Typically, the deadline for filing taxes with the state and federal government IRS is April 15. Some of us scramble to meet that deadline, and others of us take care of filing early, but this year has been unlike any other. Our collective headspace has been so preoccupied that for many of you (me) taxes got shoved to the back of the mental list.
Taxes Deadlines Extended
Thankfully, the Treasury Department and Internal Revenue Service anticipated this happening and extended the deadline from April 15 to July 15, 2020. They issued a news release announcing the extension on March 21, 2020. If you missed it, don’t feel bad. On March 11, 2020, WHO declared COVID 19 a global pandemic, and things got hairy here in the states, real fast and right around that time.
According to their news release of the deadline extension, ” Taxpayers can also defer federal income tax payments due on April 15, 2020, to July 15, 2020, without penalties and interest, regardless of the amount owed. This deferment applies to all taxpayers, including individuals, trusts and estates, corporations and other non-corporate tax filers as well as those who pay self-employment tax.
Taxpayers do not need to file any additional forms or call the IRS to qualify for this automatic federal tax filing and payment relief.”
It is important to note, that this news release applied only
to the filing of your federal taxes.

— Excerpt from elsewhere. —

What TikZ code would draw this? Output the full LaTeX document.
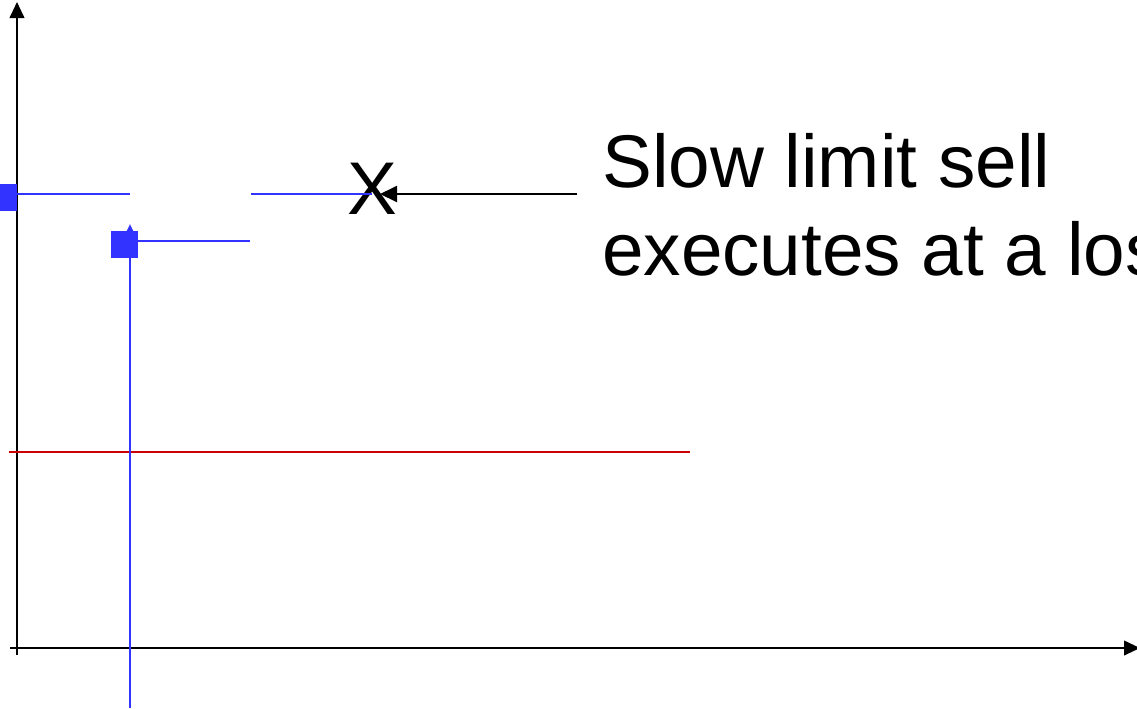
\documentclass[tikz,border=0pt]{standalone}
\usepackage{fontspec}
\setmainfont{Liberation Sans}
\usetikzlibrary{arrows.meta}
\definecolor{ordblue}{HTML}{3333FF}
\definecolor{refred}{HTML}{CC0000}
\tikzset{
  axis/.style={line width=1.4pt, -{Triangle[length=12pt,width=11pt]}},
  bluepath/.style={ordblue, line width=1.5pt},
  order/.style={fill=ordblue, draw=none, minimum width=20.25pt, minimum height=20.25pt, inner sep=0pt},
  lbl/.style={inner sep=0pt, align=left, font=\fontsize{56pt}{66pt}\selectfont},
}
\begin{document}
\begin{tikzpicture}[x=0.75pt, y=-0.75pt]
  \useasboundingbox (0,0) rectangle (1137,708);
  % axes
  \coordinate (yo) at (17,655);
  \coordinate (ytop) at (17,2);
  \coordinate (xo) at (10,648);
  \coordinate (xend) at (1140,648);
  \draw[axis] (yo) -- (ytop);
  \draw[axis] (xo) -- (xend);
  % reference price level
  \coordinate (r1) at (9,452);
  \coordinate (r2) at (690,452);
  \draw[refred, line width=1.4pt] (r1) -- (r2);
  % first order (clipped at the left edge)
  \fill[ordblue] (0,184) rectangle (17,211);
  \coordinate (a1) at (17,194);
  \coordinate (a2) at (130,194);
  \draw[bluepath] (a1) -- (a2);
  % second order with its time line
  \node[order] (o2) at (124.5,244) {};
  \coordinate (tb) at (130,708);
  \coordinate (tt) at (130,224);
  \draw[bluepath, -{Triangle[length=5.25pt,width=4.5pt]}] (tb) -- (tt);
  \coordinate (b2) at (250,241);
  \draw[bluepath] (o2.east |- b2) -- (b2);
  % execution point
  \node[inner sep=0pt, font=\fontsize{56pt}{56pt}\selectfont] (x) at (372,189) {X};
  \coordinate (c1) at (251,194);
  \coordinate (c2) at (372,194);
  \draw[bluepath] (c1) -- (c2);
  % label and pointer
  \node[lbl, anchor=base west] (lab) at (602,275) {Slow limit sell\\executes at a loss};
  \coordinate (p1) at (577,194);
  \coordinate (p2) at (380,194);
  \draw[line width=1.4pt, -{Triangle[length=12.75pt,width=12pt]}] (p1) -- (p2);
\end{tikzpicture}
\end{document}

Some states followed suit and extended the
deadline for state tax filing to the same July 15th date, as of April 27, 2020
those states are:
- District of Columbia
- New Jersey
- New Mexico
- New York
- North Carolina
- North Dakota
- Rhode Island
- South Carolina
- West Virginia
Other states made their own deadlines:
- Hawaii – July 20, 2020
- Idaho – June 15, 2020
- Iowa – July 31, 2020
- Mississippi – May 15, 2020
- New Hampshire – June 15, 2020
- Virginia – May 1, 2020
Alaska, Florida, Nevada, South Dakota, Washington, and Wyoming do not have individual income tax and therefore no deadline information was provided.
Economic Impact Payments
The federal government is now sending out economic impact payments. You do not need to apply for these payments, they are being automatically calculated by the information from your filed taxes from tax year 2018 or 2019. The amount is being calculated as follows:
- AGI (adjusted gross income) up to $75,000 for individuals and up to $150,000 for married couples filing joint returns will receive the full payment.
- AGI above those amounts, the payment amount is reduced by $5 for each $100 above the $75,000/$150,000 thresholds.

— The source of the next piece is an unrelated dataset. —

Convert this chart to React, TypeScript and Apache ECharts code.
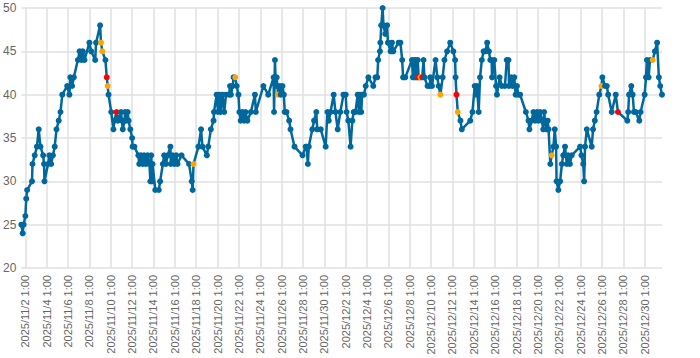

- Single filers with AGI exceeding $99,000 and $198,000 for joint filers with no children are not eligible.
- If you filed tax returns for either 2019 or 2018 and are eligible, you will automatically receive a payment of up to $1,200 for individuals or $2,400 for married couples and up to $500 for each qualifying child.
- You can even see when and where this economic impact payment will arrive for you by going to this IRS page.

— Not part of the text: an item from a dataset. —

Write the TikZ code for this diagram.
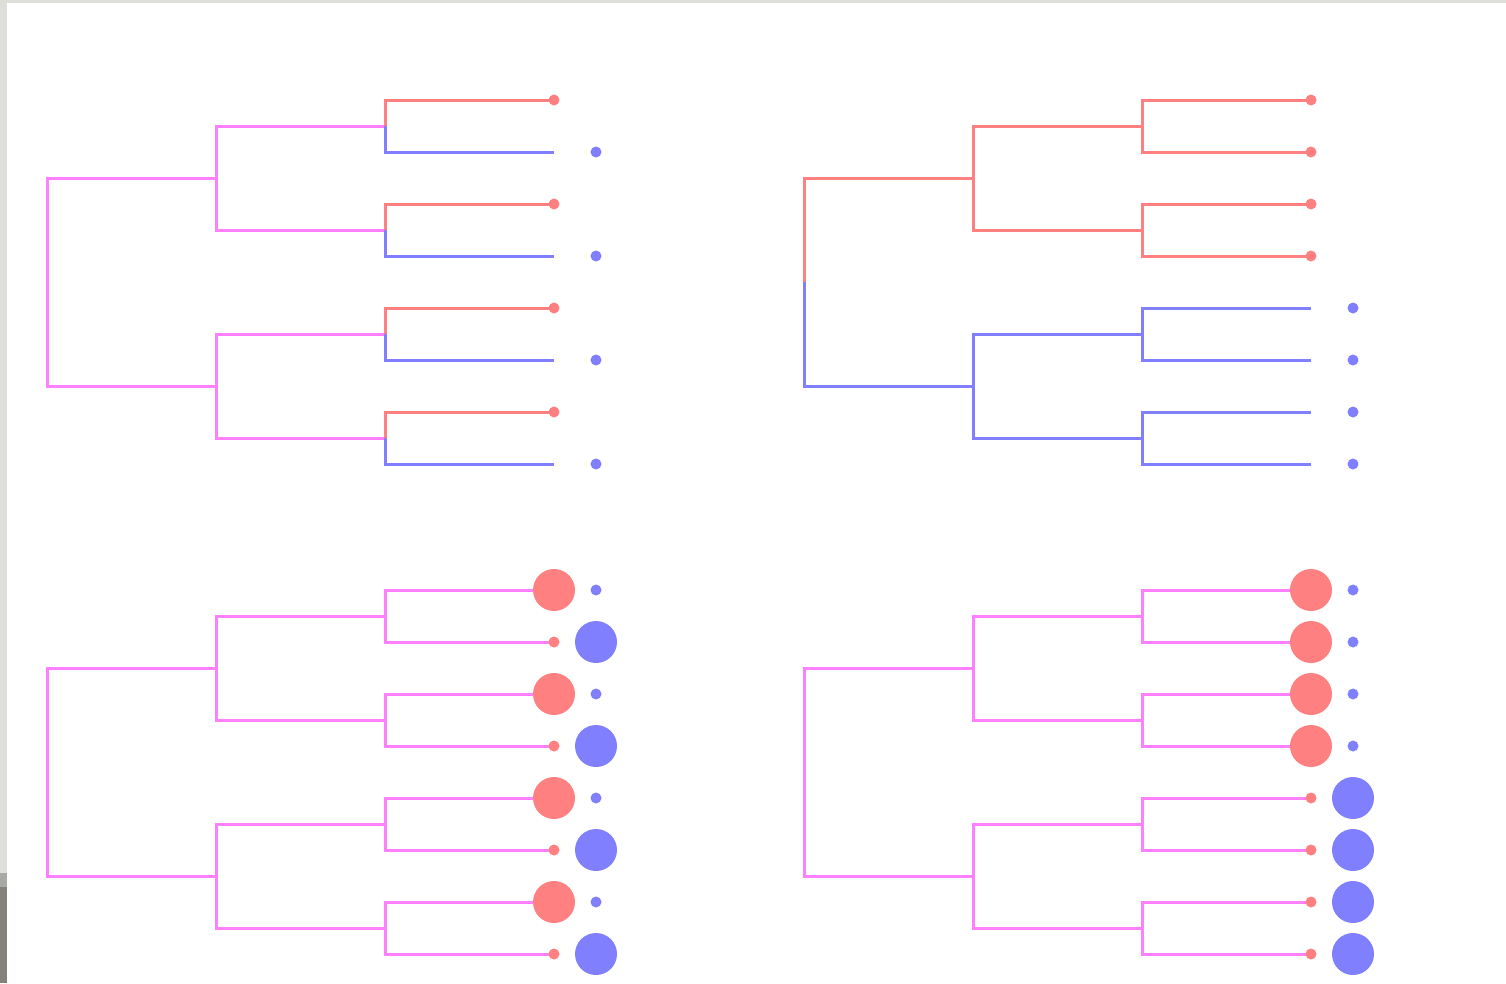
\documentclass[tikz,border=0pt]{standalone}
\definecolor{mag}{HTML}{FF80FF}
\definecolor{rd}{HTML}{FF8080}
\definecolor{bl}{HTML}{8080FF}
\definecolor{frameA}{HTML}{DFDFD9}
\definecolor{frameB}{HTML}{A9A9A3}
\definecolor{frameC}{HTML}{82827A}
\newcommand\treecoords[3]{%
  \begin{scope}[shift={(#2,#3)}]
    \coordinate (#1r) at (47,282);
    \coordinate (#1a) at (216,178);
    \coordinate (#1b) at (216,386);
    \coordinate (#1aa) at (385,126);
    \coordinate (#1ab) at (385,230);
    \coordinate (#1ba) at (385,334);
    \coordinate (#1bb) at (385,438);
    \foreach \i [evaluate=\i as \yy using 48+52*\i] in {1,...,8}
      \coordinate (#1\i) at (554,\yy);
  \end{scope}}
\begin{document}
\begin{tikzpicture}[x=1pt,y=-1pt,
  edge/.style={line width=3pt,line join=miter},
  sdot/.style={circle,inner sep=0pt,minimum size=11pt,fill=#1},
  bdot/.style={circle,inner sep=0pt,minimum size=42pt,fill=#1}]
\useasboundingbox (0,0) rectangle (1506,983);
\fill[white] (0,0) rectangle (1506,983);
\fill[frameA] (0,0) rectangle (1506,3);
\fill[frameA] (0,0) rectangle (7,873);
\fill[frameB] (0,873) rectangle (7,887);
\fill[frameC] (0,887) rectangle (7,983);

\treecoords{A}{0}{0}
\treecoords{B}{757}{0}
\treecoords{C}{0}{490}
\treecoords{D}{757}{490}

% tree A (top left)
\foreach \u/\v/\c in {r/a/mag,r/b/mag,a/aa/mag,a/ab/mag,b/ba/mag,b/bb/mag,
  aa/1/rd,aa/2/bl,ab/3/rd,ab/4/bl,ba/5/rd,ba/6/bl,bb/7/rd,bb/8/bl}
  \draw[edge,\c] (A\u) |- (A\v);
% tree B (top right)
\foreach \u/\v/\c in {r/a/rd,r/b/bl,a/aa/rd,a/ab/rd,b/ba/bl,b/bb/bl,
  aa/1/rd,aa/2/rd,ab/3/rd,ab/4/rd,ba/5/bl,ba/6/bl,bb/7/bl,bb/8/bl}
  \draw[edge,\c] (B\u) |- (B\v);
% trees C and D (bottom)
\foreach \t in {C,D}
  \foreach \u/\v in {r/a,r/b,a/aa,a/ab,b/ba,b/bb,aa/1,aa/2,ab/3,ab/4,ba/5,ba/6,bb/7,bb/8}
    \draw[edge,mag] (\t\u) |- (\t\v);

% dots tree A
\foreach \i in {1,3,5,7} \node[sdot=rd] (A\i r) at (A\i) {};
\foreach \i in {2,4,6,8} \node[sdot=bl] (A\i b) at ([xshift=42pt]A\i) {};
% dots tree B
\foreach \i in {1,2,3,4} \node[sdot=rd] (B\i r) at (B\i) {};
\foreach \i in {5,6,7,8} \node[sdot=bl] (B\i b) at ([xshift=42pt]B\i) {};
% dots tree C
\foreach \i in {1,3,5,7} {
  \node[bdot=rd] (C\i r) at (C\i) {};
  \node[sdot=bl] (C\i b) at ([xshift=42pt]C\i) {};}
\foreach \i in {2,4,6,8} {
  \node[sdot=rd] (C\i r) at (C\i) {};
  \node[bdot=bl] (C\i b) at ([xshift=42pt]C\i) {};}
% dots tree D
\foreach \i in {1,2,3,4} {
  \node[bdot=rd] (D\i r) at (D\i) {};
  \node[sdot=bl] (D\i b) at ([xshift=42pt]D\i) {};}
\foreach \i in {5,6,7,8} {
  \node[sdot=rd] (D\i r) at (D\i) {};
  \node[bdot=bl] (D\i b) at ([xshift=42pt]D\i) {};}
\end{tikzpicture}
\end{document}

Student Loans Placed on Forbearance
Travel nurses with student loans (and every single other person in the country who has student loans) can breathe a bit easier for a while. No student loan payments are necessary until September 30, and no interest will accrue during this payment suspension.
According to the Federal Student Aid office of the U.S. Department of Education, “ Your payments will automatically stop from March 13, 2020, through Sept. 30, 2020. To provide relief to student loan borrowers during the COVID-19 national emergency, federal student loan borrowers are automatically being placed in an administrative forbearance, which allows you to temporarily stop making your monthly loan payment. This suspension of payments will last until Sept. 30, 2020, but you can still make payments if you choose. “
Follow the link to read the borrower Q&As on their official site for more information.
Retirement Account Rules Suspended
Many benefits have come out of the $2 trillion economic relief plan, and while the economic impact payment and student loan payment suspensions may be getting the most press, you might want to know that some of the rules on retirement accounts have been suspended.
Required minimum distributions are being halted for the entire calendar year of 2020, which benefits anyone above the age of 70. Furthermore, you can withdraw up to $100,000 from your IRA or workplace retirement plan early, without the usually applied 10% penalty, when your reasons for withdrawal are due to the pandemic.
Talk to Your Financial Advisor and Your Tax Preparer
I am not a tax expert, so the purpose of this article is to get you thinking, and nudge you in the direction of your financial planner, and/or tax preparer. Lots of big things are happening and it can be tough to keep track of all that is happening. Taxes are typically a bit of a headache for travel nurses anyway, and right now with big things happening on top of your already busy lives, some of us just need a prompt, or a nudge, or a reminder.